→ **TASK BRIEF**: Quote all of the data that follows exactly as written, skipping the images.

----------

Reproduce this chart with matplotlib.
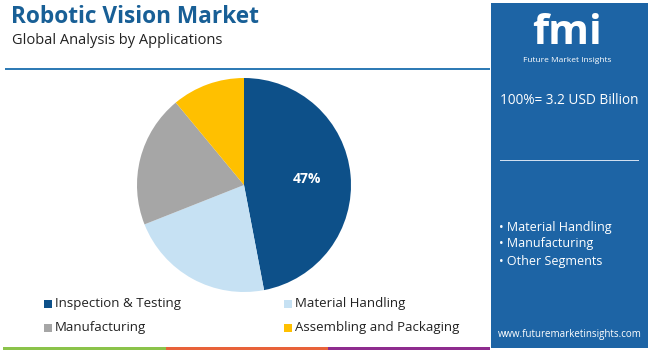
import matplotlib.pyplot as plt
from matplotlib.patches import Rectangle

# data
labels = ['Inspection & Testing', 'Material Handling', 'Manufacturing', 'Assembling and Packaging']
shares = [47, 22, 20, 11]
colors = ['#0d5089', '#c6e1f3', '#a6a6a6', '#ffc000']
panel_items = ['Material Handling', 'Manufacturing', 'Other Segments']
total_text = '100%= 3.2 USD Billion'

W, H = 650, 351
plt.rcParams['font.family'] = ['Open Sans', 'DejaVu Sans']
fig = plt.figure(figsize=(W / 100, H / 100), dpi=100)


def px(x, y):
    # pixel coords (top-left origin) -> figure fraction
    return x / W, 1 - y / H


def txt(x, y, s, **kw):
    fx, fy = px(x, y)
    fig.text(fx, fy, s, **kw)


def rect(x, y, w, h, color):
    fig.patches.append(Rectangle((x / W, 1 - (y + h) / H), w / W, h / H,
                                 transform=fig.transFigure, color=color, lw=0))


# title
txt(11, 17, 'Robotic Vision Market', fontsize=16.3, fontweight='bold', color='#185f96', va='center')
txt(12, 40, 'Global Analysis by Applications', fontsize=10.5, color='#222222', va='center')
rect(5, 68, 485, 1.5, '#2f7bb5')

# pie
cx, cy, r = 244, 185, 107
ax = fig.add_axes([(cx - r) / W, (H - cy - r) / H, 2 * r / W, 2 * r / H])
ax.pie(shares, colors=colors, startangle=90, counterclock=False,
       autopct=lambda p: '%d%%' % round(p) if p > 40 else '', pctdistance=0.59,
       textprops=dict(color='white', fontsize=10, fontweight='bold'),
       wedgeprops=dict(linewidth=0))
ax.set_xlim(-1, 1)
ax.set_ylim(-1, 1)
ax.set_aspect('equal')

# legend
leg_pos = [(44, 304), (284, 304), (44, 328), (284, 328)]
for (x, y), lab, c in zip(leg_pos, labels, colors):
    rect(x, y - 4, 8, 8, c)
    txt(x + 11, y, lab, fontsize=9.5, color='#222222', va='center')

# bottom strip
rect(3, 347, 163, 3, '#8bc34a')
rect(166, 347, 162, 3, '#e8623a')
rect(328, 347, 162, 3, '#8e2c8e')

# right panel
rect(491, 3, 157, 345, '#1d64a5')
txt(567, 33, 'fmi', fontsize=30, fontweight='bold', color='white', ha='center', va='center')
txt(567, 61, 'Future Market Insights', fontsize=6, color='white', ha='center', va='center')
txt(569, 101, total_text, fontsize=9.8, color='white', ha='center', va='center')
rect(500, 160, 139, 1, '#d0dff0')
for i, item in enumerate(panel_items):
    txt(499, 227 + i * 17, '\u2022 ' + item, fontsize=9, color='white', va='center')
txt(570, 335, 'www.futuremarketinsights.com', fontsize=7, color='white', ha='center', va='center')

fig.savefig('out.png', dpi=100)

----------

→ **COMPLETED TASK**:
Reproduce this chart with matplotlib.
import matplotlib.pyplot as plt
from matplotlib.patches import Rectangle

# data
labels = ['Inspection & Testing', 'Material Handling', 'Manufacturing', 'Assembling and Packaging']
shares = [47, 22, 20, 11]
colors = ['#0d5089', '#c6e1f3', '#a6a6a6', '#ffc000']
panel_items = ['Material Handling', 'Manufacturing', 'Other Segments']
total_text = '100%= 3.2 USD Billion'

W, H = 650, 351
plt.rcParams['font.family'] = ['Open Sans', 'DejaVu Sans']
fig = plt.figure(figsize=(W / 100, H / 100), dpi=100)


def px(x, y):
    # pixel coords (top-left origin) -> figure fraction
    return x / W, 1 - y / H


def txt(x, y, s, **kw):
    fx, fy = px(x, y)
    fig.text(fx, fy, s, **kw)


def rect(x, y, w, h, color):
    fig.patches.append(Rectangle((x / W, 1 - (y + h) / H), w / W, h / H,
                                 transform=fig.transFigure, color=color, lw=0))


# title
txt(11, 17, 'Robotic Vision Market', fontsize=16.3, fontweight='bold', color='#185f96', va='center')
txt(12, 40, 'Global Analysis by Applications', fontsize=10.5, color='#222222', va='center')
rect(5, 68, 485, 1.5, '#2f7bb5')

# pie
cx, cy, r = 244, 185, 107
ax = fig.add_axes([(cx - r) / W, (H - cy - r) / H, 2 * r / W, 2 * r / H])
ax.pie(shares, colors=colors, startangle=90, counterclock=False,
       autopct=lambda p: '%d%%' % round(p) if p > 40 else '', pctdistance=0.59,
       textprops=dict(color='white', fontsize=10, fontweight='bold'),
       wedgeprops=dict(linewidth=0))
ax.set_xlim(-1, 1)
ax.set_ylim(-1, 1)
ax.set_aspect('equal')

# legend
leg_pos = [(44, 304), (284, 304), (44, 328), (284, 328)]
for (x, y), lab, c in zip(leg_pos, labels, colors):
    rect(x, y - 4, 8, 8, c)
    txt(x + 11, y, lab, fontsize=9.5, color='#222222', va='center')

# bottom strip
rect(3, 347, 163, 3, '#8bc34a')
rect(166, 347, 162, 3, '#e8623a')
rect(328, 347, 162, 3, '#8e2c8e')

# right panel
rect(491, 3, 157, 345, '#1d64a5')
txt(567, 33, 'fmi', fontsize=30, fontweight='bold', color='white', ha='center', va='center')
txt(567, 61, 'Future Market Insights', fontsize=6, color='white', ha='center', va='center')
txt(569, 101, total_text, fontsize=9.8, color='white', ha='center', va='center')
rect(500, 160, 139, 1, '#d0dff0')
for i, item in enumerate(panel_items):
    txt(499, 227 + i * 17, '\u2022 ' + item, fontsize=9, color='white', va='center')
txt(570, 335, 'www.futuremarketinsights.com', fontsize=7, color='white', ha='center', va='center')

fig.savefig('out.png', dpi=100)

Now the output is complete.